Nagios探索之五——服务监控的配置

Nagios 监控的主要内容，也是我们最为关注的内容是对服务的监控。Nagios中对服务的定义方式与上文中定义主机的方式一致，参数也大体相同。下面列出定义servce的参数，其含义大多在上文中介绍过了，此处及就不再介绍了。

define service {

host_name host_name

service_description service_description

servicegroups servicegroup_names

is_volatile [0/1] #是否启用“volatile”模式。这个模式的含义是说名这个服务是不稳定的，或者说是危险的。只要其状态改变了，就不会再自己被恢复回来。这个参数很少使用，等到使用的时候我们再来细说。

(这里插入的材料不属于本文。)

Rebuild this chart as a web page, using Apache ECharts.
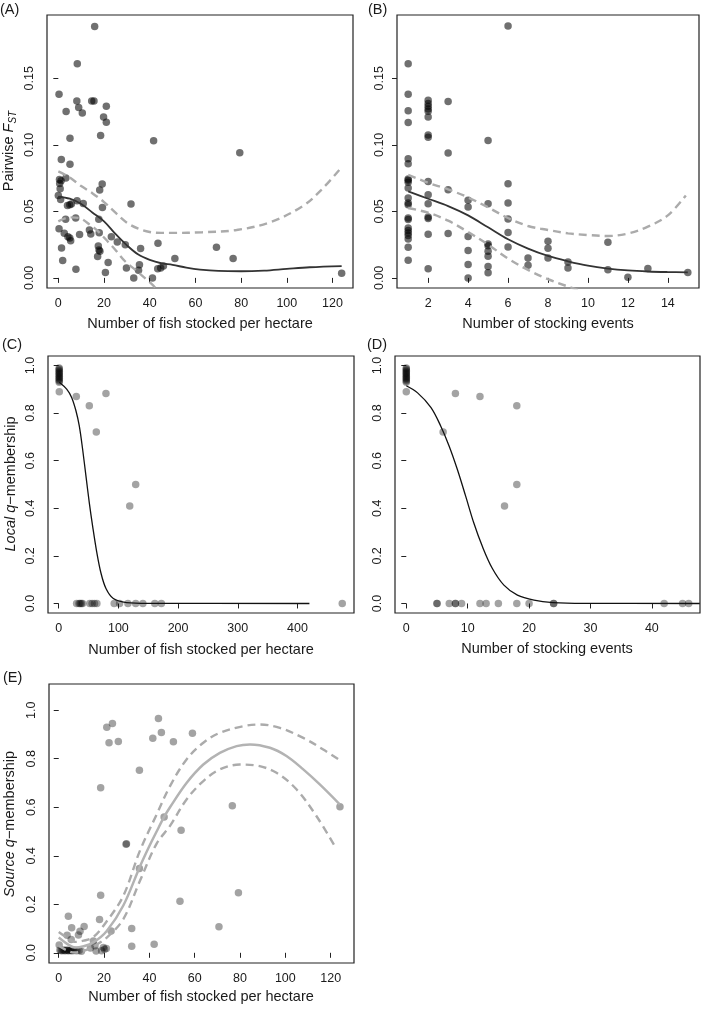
<!DOCTYPE html>
<html><head><meta charset="utf-8">
<script src="https://cdn.jsdelivr.net/npm/echarts@6/dist/echarts.min.js"></script>
<style>html,body{margin:0;padding:0;background:#fff}#c{width:702px;height:1009px}</style>
</head><body><div id="c"></div>
<script>
// ---------- Panel A: FST vs fish stocked per hectare ----------
const aPts = [[0.3,0.138],[8.3,0.161],[15.9,0.189],[8.1,0.133],[8.9,0.128],[3.4,0.125],[10.5,0.124],[14.6,0.133],[15.6,0.133],[21.0,0.129],[19.8,0.121],[21.0,0.117],[18.5,0.107],[5.1,0.105],[41.7,0.103],[79.4,0.094],[1.3,0.089],[5.1,0.0855],[3.3,0.075],[0.5,0.074],[1.2,0.073],[0.6,0.071],[19.2,0.0705],[18.1,0.066],[0.8,0.067],[0,0.062],[1.0,0.059],[8.2,0.058],[10.9,0.056],[31.8,0.0555],[4.0,0.0545],[5.0,0.055],[5.7,0.0555],[19.3,0.053],[3.2,0.044],[7.6,0.045],[17.7,0.044],[0.3,0.037],[13.6,0.036],[14.2,0.033],[9.3,0.0326],[2.6,0.0335],[4.2,0.031],[5.0,0.030],[5.4,0.028],[17.9,0.034],[23.2,0.031],[25.8,0.027],[29.3,0.025],[43.6,0.026],[36.0,0.022],[1.4,0.0225],[17.5,0.024],[17.8,0.021],[18.2,0.020],[17.2,0.016],[51.0,0.0145],[69.2,0.023],[76.5,0.0145],[1.9,0.013],[21.8,0.0115],[7.7,0.0065],[20.6,0.004],[29.8,0.0075],[35.5,0.0098],[35.1,0.0057],[33.0,0.0],[41.2,0.0],[43.5,0.0068],[44.8,0.0075],[46.0,0.009],[124,0.0035]];
const aFit = [[0,0.061],[5,0.0595],[10,0.0555],[15,0.049],[20,0.0425],[25,0.033],[30,0.0245],[35,0.0175],[40,0.0135],[45,0.011],[50,0.0098],[56,0.0077],[62,0.0062],[70,0.0052],[80,0.005],[90,0.0055],[100,0.0068],[110,0.008],[124,0.0089]];
const aUpper = [[0,0.080],[5,0.0755],[10,0.069],[15,0.0635],[20,0.057],[25,0.049],[30,0.0415],[35,0.037],[40,0.0345],[45,0.0338],[50,0.0338],[63,0.0343],[78,0.036],[93,0.042],[107,0.054],[115,0.066],[123.3,0.0818]];
const aLower = [[0,0.0425],[5,0.0455],[9,0.045],[14.5,0.039],[17.4,0.035],[21.8,0.027],[25,0.021],[29.1,0.0127],[34.2,0.0053],[39.3,-0.0022],[42,-0.0065],[44,-0.0095]];

// ---------- Panel B: FST vs stocking events ----------
const bPts = [[1,0.161],[1,0.138],[1,0.1256],[1,0.1168],[1,0.0895],[1,0.0858],[1,0.0743],[1,0.0733],[1,0.0718],[1,0.0676],[1,0.060],[1,0.0563],[1,0.055],[1,0.045],[1,0.0438],[1,0.0375],[1,0.0357],[1,0.0338],[1,0.0318],[1,0.0293],[1,0.023],[1,0.0132],
 [2,0.1335],[2,0.131],[2,0.129],[2,0.127],[2,0.1253],[2,0.121],[2,0.1074],[2,0.1058],[2,0.0725],[2,0.0624],[2,0.0557],[2,0.0457],[2,0.0447],[2,0.0328],[2,0.0069],
 [3,0.1326],[3,0.0938],[3,0.0663],[3,0.0333],
 [4,0.0583],[4,0.0533],[4,0.0312],[4,0.0205],[4,0.010],[4,0.0],
 [5,0.1032],[5,0.0557],[5,0.0255],[5,0.0242],[5,0.020],[5,0.0163],[5,0.0085],[5,0.0038],
 [6,0.1894],[6,0.0708],[6,0.0563],[6,0.0443],[6,0.0342],[6,0.0233],
 [7,0.015],[7,0.0095],[8,0.0275],[8,0.0222],[8,0.015],[9,0.012],[9,0.0075],[11,0.0267],[11,0.0062],[12,0.0005],[13,0.007],[15,0.004]];
const bFit = [[1,0.065],[2,0.0595],[3,0.054],[4,0.047],[5,0.038],[6,0.029],[7,0.022],[8,0.0165],[9,0.0125],[10,0.0092],[11,0.007],[12,0.0056],[13,0.0048],[14,0.0044],[15,0.0042]];
const bUpper = [[1,0.0775],[2,0.0715],[3,0.0665],[4,0.0605],[5,0.053],[6,0.045],[7,0.039],[8,0.036],[9,0.0335],[10,0.0322],[11,0.0315],[12,0.0333],[13,0.0385],[14,0.047],[14.9,0.062]];
const bLower = [[1,0.0525],[2,0.049],[3,0.043],[4,0.0345],[5,0.025],[6,0.0145],[7,0.006],[8,-0.001],[9,-0.0065],[9.5,-0.009]];

// ---------- Panel C: Local q-membership vs fish stocked per hectare ----------
const cPts = [[0.8,0.99],[1,0.985],[0.6,0.98],[1,0.975],[0.8,0.97],[1,0.965],[0.6,0.96],[1,0.955],[0.8,0.95],[1,0.945],[0.6,0.94],[1,0.935],[0.8,0.93],[1,0.89],
 [29.5,0.870],[51.3,0.831],[63.0,0.721],[79.2,0.882],[119,0.41],[129,0.50],
 [30,0],[34,0],[36,0],[38,0],[40,0],[52,0],[56,0],[60,0],[64,0],[93,0],[102,0],[116,0],[129,0],[141,0],[161,0],[172,0],[475,0]];
const cFit = [[1,0.93],[13.4,0.901],[21.7,0.866],[28.9,0.81],[34.5,0.746],[40.1,0.648],[45.7,0.535],[51.3,0.423],[56.9,0.324],[63.6,0.218],[70.9,0.127],[79.2,0.063],[91.5,0.021],[113.8,0.004],[150,0.0005],[420,0]];

// ---------- Panel D: Local q-membership vs stocking events ----------
const dPts = [[0,0.99],[0,0.985],[0,0.98],[0,0.975],[0,0.97],[0,0.965],[0,0.96],[0,0.955],[0,0.95],[0,0.945],[0,0.94],[0,0.935],[0,0.93],[0,0.89],
 [6,0.721],[8,0.882],[12,0.870],[18,0.831],[16,0.41],[18,0.50],
 [5,0],[5,0],[7,0],[8,0],[8,0],[9,0],[12,0],[13,0],[15,0],[18,0],[20,0],[24,0],[24,0],[42,0],[45,0],[46,0]];
const dFit = [[0,0.915],[1.84,0.885],[4.0,0.824],[5.6,0.746],[6.97,0.662],[8.32,0.563],[9.67,0.451],[11.0,0.338],[12.4,0.239],[14.0,0.148],[15.9,0.077],[18.1,0.035],[20.8,0.014],[23.9,0.004],[28.9,0.0005],[47.8,0]];

// ---------- Panel E: Source q-membership vs fish stocked per hectare ----------
const ePts = [[21.2,0.930],[23.7,0.945],[22.2,0.866],[26.3,0.871],[44,0.966],[45.3,0.908],[41.5,0.884],[50.6,0.870],[59,0.905],[35.6,0.752],[18.5,0.680],[76.6,0.606],[124.1,0.602],[46.5,0.560],[54,0.505],[29.7,0.447],[29.9,0.450],[35.6,0.348],[18.5,0.237],[79.3,0.248],[53.5,0.213],[70.7,0.107],[18.0,0.137],[32.2,0.100],[32.2,0.027],[42.1,0.035],[23.1,0.090],
 [4.25,0.151],[5.7,0.103],[11.2,0.108],[9.4,0.089],[3.7,0.072],[8.7,0.073],[5.5,0.055],[15.3,0.049],[16.0,0.029],[0.2,0.032],[19.7,0.022],[21.0,0.018],[20.2,0.015],[18.9,0.008],[16.5,0.007],[14,0.02],
 [0.5,0.012],[1,0.01],[1.5,0.008],[2,0.012],[2.5,0.01],[3,0.008],[3.5,0.012],[4,0.01],[4.5,0.009],[5,0.011],[5.5,0.01],[6,0.008],[6.5,0.012],[7,0.01],[8,0.009],[9,0.01],[10,0.006]];
const eFit = [[0,0.063],[4,0.035],[7,0.022],[11,0.027],[15.3,0.043],[21.2,0.09],[28.5,0.195],[35.8,0.355],[40,0.44],[43.2,0.50],[46.5,0.56],[49.1,0.60],[56.4,0.70],[63.8,0.776],[71.1,0.824],[78.5,0.852],[84.4,0.859],[93.2,0.845],[100.5,0.811],[107.9,0.756],[115.2,0.694],[124,0.612]];
const eUpper = [[0,0.086],[4,0.06],[7,0.045],[11,0.05],[15.3,0.065],[21.2,0.13],[28.5,0.235],[35.8,0.42],[43.2,0.57],[49.1,0.687],[56.4,0.797],[63.8,0.866],[71.1,0.907],[81.4,0.934],[88.8,0.941],[97.6,0.927],[107.9,0.886],[116.7,0.838],[124,0.794]];
const eLower = [[0,0.029],[4,0.008],[7,0.001],[11,0.008],[15.3,0.026],[21.2,0.063],[28.5,0.139],[35.8,0.296],[43.2,0.45],[49.1,0.523],[56.4,0.632],[63.8,0.708],[71.1,0.756],[79.9,0.776],[87.3,0.772],[96.1,0.742],[104.9,0.674],[113.7,0.564],[121.8,0.44]];

// ---------- tick labels ----------
const ticksFish = [0,20,40,60,80,100,120];
const ticksEvents = [2,4,6,8,10,12,14];
const ticksFst = [0,0.05,0.10,0.15];
const ticksFishC = [0,100,200,300,400];
const ticksEventsD = [0,10,20,30,40];
const ticksQ = [0,0.2,0.4,0.6,0.8,1.0];

const FONT = 'Liberation Sans, Arial, Helvetica, sans-serif';
const TXT = '#1a1a1a';

const grids = [
  {left:47, top:15, width:306, height:273},
  {left:397, top:15, width:302, height:273},
  {left:48, top:356, width:306, height:257},
  {left:395, top:356, width:305, height:257},
  {left:49, top:684, width:305, height:279}
].map(g => Object.assign({show:true, borderColor:'#222', borderWidth:1.2, backgroundColor:'transparent'}, g));

function xAx(i, min, max, ticks) {
  return {type:'value', gridIndex:i, min:min, max:max,
    axisLine:{show:false}, splitLine:{show:false},
    axisTick:{show:true, length:5, customValues:ticks, lineStyle:{color:'#222', width:1}},
    axisLabel:{show:true, customValues:ticks, margin:9, fontSize:12.5, color:TXT, fontFamily:FONT}};
}
function yAx(i, min, max, ticks, dec) {
  return {type:'value', gridIndex:i, min:min, max:max,
    axisLine:{show:false}, splitLine:{show:false},
    axisTick:{show:true, length:5, customValues:ticks, lineStyle:{color:'#222', width:1}},
    axisLabel:{show:true, customValues:ticks, rotate:90, margin:11, fontSize:12.5, color:TXT, fontFamily:FONT,
      formatter: v => Number(v).toFixed(dec)}};
}

function scat(i, data, alpha) {
  return {type:'scatter', xAxisIndex:i, yAxisIndex:i, data:data, symbol:'circle', symbolSize:7.5,
    itemStyle:{color:'rgba(0,0,0,'+alpha+')'}, emphasis:{disabled:true}, silent:true, z:2};
}
function line(i, data, color, width, dashed) {
  return {type:'line', xAxisIndex:i, yAxisIndex:i, data:data, showSymbol:false, smooth:0.35, clip:true,
    lineStyle:{color:color, width:width, type: dashed ? [8,5] : 'solid', cap:'butt'}, silent:true, z:3};
}

const DASH = '#ababab';
const option = {
  animation:false,
  grid: grids,
  xAxis: [xAx(0,-4.96,128.96,ticksFish), xAx(1,0.44,15.56,ticksEvents), xAx(2,-17.9,494.7,ticksFishC), xAx(3,-1.84,47.84,ticksEventsD), xAx(4,-4.3,130.3,ticksFish)],
  yAxis: [yAx(0,-0.0076,0.1976,ticksFst,2), yAx(1,-0.0076,0.1976,ticksFst,2), yAx(2,-0.04,1.04,ticksQ,1), yAx(3,-0.04,1.04,ticksQ,1), yAx(4,-0.042,1.108,ticksQ,1)],
  series: [
    scat(0,aPts,0.7), line(0,aUpper,DASH,2.4,true), line(0,aLower,DASH,2.4,true), line(0,aFit,'#333',1.8,false),
    scat(1,bPts,0.7), line(1,bUpper,DASH,2.4,true), line(1,bLower,DASH,2.4,true), line(1,bFit,'#333',1.8,false),
    scat(2,cPts,0.45), line(2,cFit,'#111',1.3,false),
    scat(3,dPts,0.45), line(3,dFit,'#111',1.3,false),
    scat(4,ePts,0.45), line(4,eUpper,DASH,2.4,true), line(4,eLower,DASH,2.4,true), line(4,eFit,'#b3b3b3',2.5,false)
  ],
  graphic: [
    {type:'text', left:0, top:2, style:{text:'(A)', font:'14.5px '+FONT, fill:TXT}},
    {type:'text', left:368, top:2, style:{text:'(B)', font:'14.5px '+FONT, fill:TXT}},
    {type:'text', left:2, top:337, style:{text:'(C)', font:'14.5px '+FONT, fill:TXT}},
    {type:'text', left:367, top:337, style:{text:'(D)', font:'14.5px '+FONT, fill:TXT}},
    {type:'text', left:3, top:670, style:{text:'(E)', font:'14.5px '+FONT, fill:TXT}},
    {type:'text', x:200, y:324, style:{text:'Number of fish stocked per hectare', font:'14.5px '+FONT, fill:TXT, align:'center', verticalAlign:'middle'}},
    {type:'text', x:548, y:324, style:{text:'Number of stocking events', font:'14.5px '+FONT, fill:TXT, align:'center', verticalAlign:'middle'}},
    {type:'text', x:201, y:650, style:{text:'Number of fish stocked per hectare', font:'14.5px '+FONT, fill:TXT, align:'center', verticalAlign:'middle'}},
    {type:'text', x:547, y:649, style:{text:'Number of stocking events', font:'14.5px '+FONT, fill:TXT, align:'center', verticalAlign:'middle'}},
    {type:'text', x:201, y:997, style:{text:'Number of fish stocked per hectare', font:'14.5px '+FONT, fill:TXT, align:'center', verticalAlign:'middle'}},
    {type:'text', x:9, y:151, rotation:Math.PI/2, style:{text:'{n|Pairwise }{i|F}{s|ST}', align:'center', verticalAlign:'middle', fill:TXT,
      rich:{n:{fontSize:14.5, fontFamily:FONT, fill:TXT, lineHeight:18}, i:{fontSize:14.5, fontFamily:FONT, fontStyle:'italic', fill:TXT, lineHeight:18}, s:{fontSize:10, fontFamily:FONT, fontStyle:'italic', fill:TXT, lineHeight:8, verticalAlign:'bottom'}}}},
    {type:'text', x:11, y:484, rotation:Math.PI/2, style:{text:'{i|Local q}{n|\u2212membership}', align:'center', verticalAlign:'middle', fill:TXT,
      rich:{n:{fontSize:14.5, fontFamily:FONT, fill:TXT}, i:{fontSize:14.5, fontFamily:FONT, fontStyle:'italic', fill:TXT}}}},
    {type:'text', x:10, y:824, rotation:Math.PI/2, style:{text:'{i|Source q}{n|\u2212membership}', align:'center', verticalAlign:'middle', fill:TXT,
      rich:{n:{fontSize:14.5, fontFamily:FONT, fill:TXT}, i:{fontSize:14.5, fontFamily:FONT, fontStyle:'italic', fill:TXT}}}}
  ]
};
const chart = echarts.init(document.getElementById('c'), null, {renderer:'canvas'});
chart.setOption(option);
</script>
</body></html>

check_command command_name

max_check_attempts #

normal_check_interval #

retry_check_interval #

active_checks_enabled [0/1]

passive_checks_enabled [0/1]

check_period timeperiod_name

parallelize_check [0/1]

obsess_over_service [0/1]

check_freshness [0/1]

freshness_threshold #

event_handler command_name

event_handler_enabled [0/1]

low_flap_threshold #

high_flap_threshold #

flap_detection_enabled [0/1]

process_perf_data [0/1]

retain_status_information [0/1]

retain_nonstatus_information [0/1]

notification_interval #

notification_period timeperiod_name n

otification_options [w,u,c,r,f]

notifications_enabled [0/1]

contact_groups contact_groups

stalking_options [o,w,u,c]

}

ok，还是让我们来举例说明一下吧。

1、随时监控Web.TEST主机上的HTTP服务（80端口），发生两次不能访问及认定是发生故障，故障累计3次告警，联系人组是mygroup。告警之后每两分钟再进行一次检查，如果10分钟之后仍然没有恢复，再发送一次告警。

define service {

host_name Web.TEST

service_description check_tcp 80

check_period 24x7

max_check_attempts 2

normal_check_interval 3

retry_check_interval 2

contact_groups mygroup

notification_interval 10

notification_period 24x7

notification_options w,u,c,r

check_command check_tcp!80

}

如果要检测其他服务，则将代码中蓝色的两行修改即可。例如，要检查默认的ssh服务是否开启：

define service {

host_name Web.TEST

service_description check_ssh

check_period 24x7

……

check_command check_ssh

}

在测试服务的时候，要充分发挥插件的功能。